Furthermore, stretching to improve muscle and joint flexibility should be done after the muscles are warm, either after a good warm-up or at the end of an exercise session.
It is also widely believed that warming up can reduce the risk of injury during exercise. While that makes sense intuitively, there is no consensus in the research. This is likely because many injuries result from extreme muscle and joint overloading or contact with the ground or other athletes that no amount of warming up can prevent. The bottom line is that warming up probably does reduce the risk of injury to some extent, so it is definitely worth doing.
When your workout is finished you shouldn’t just stop! Active cool down can prevent a condition called post-exercise hypotension, a blood pressure drop that can occur after exercise. When you exercise, there is an increase in blood flow to your active muscles. If you suddenly stop exercising and stand still, blood can pool in your legs resulting in lower blood pressure, dizziness and fainting. This is most relevant for upright exercise like walking, running and cycling, but it can also happen following resistance exercise. Continuing to move at a lower intensity after exercise can maintain the blood flow and prevent a sharp blood pressure drop from occurring.

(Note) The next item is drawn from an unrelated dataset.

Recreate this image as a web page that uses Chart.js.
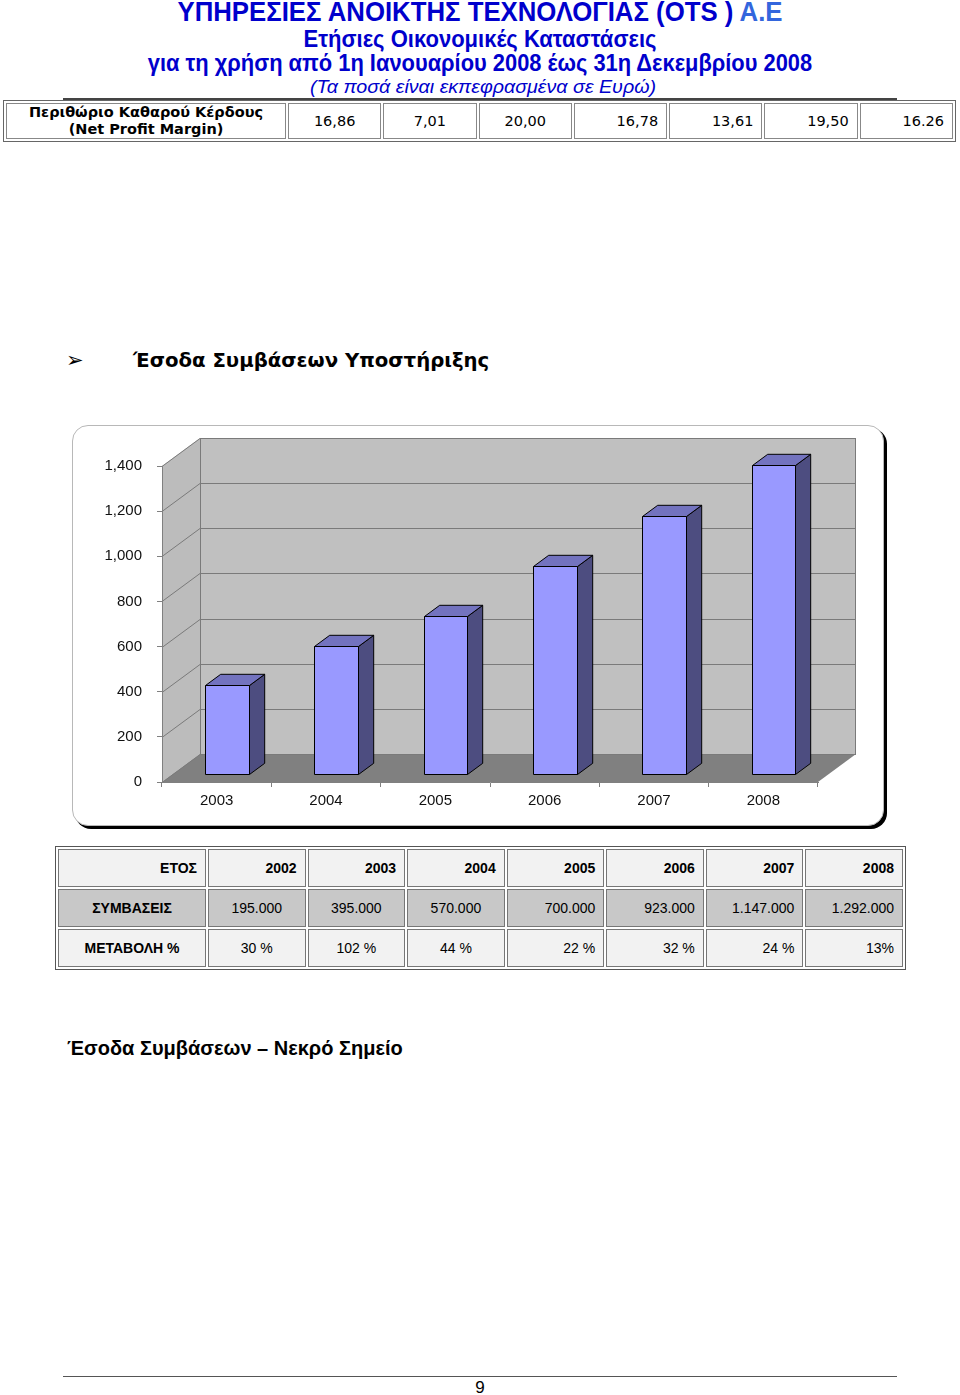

Active recovery is also important for performance, especially for athletes who have back-to-back events. During intense exercise, muscles can accumulate metabolic waste products that can contribute to fatigue. These are removed from the muscle after exercise, but research shows they are removed more quickly during an active cool-down period. This can lead to quicker recovery and better performance in subsequent exercise bouts.
A good warm-up should include the muscle groups that will be used during exercise, so focusing on legs for walking, running, or cycling and arms for rowing or other upper body exercise is wise. For most people, 5-10 minutes of light-to-moderate intensity exercise is a good general warm up for most activities.
For example, if you are preparing for a workout in the gym you could start with 3–5 minutes of walking, running, cycling, or rowing followed by 3–5 minutes of dynamic stretching, emphasizing the muscle groups you will be using. For walking or running, begin with a few minutes at a slower pace before doing some stretching, focusing on the legs.
When your workout is finished, continue moving for several minutes. Then, spend some time stretching and mobilizing. The longer you hold static stretches, the bigger the benefits; a minute or more per stretch is a good goal. You can also use a foam roller to target especially tight areas.
The Wrap Up Warming up and cooling down will lengthen your exercise sessions, but the benefits of a better workout and improved recovery will make that time well spent!
Brian B. Parr, Ph.D., is an ACSM Certified Clinical Exercise Physiologist and Associate Professor in the Department of Exercise and Sports Science at the University of South Carolina Aiken.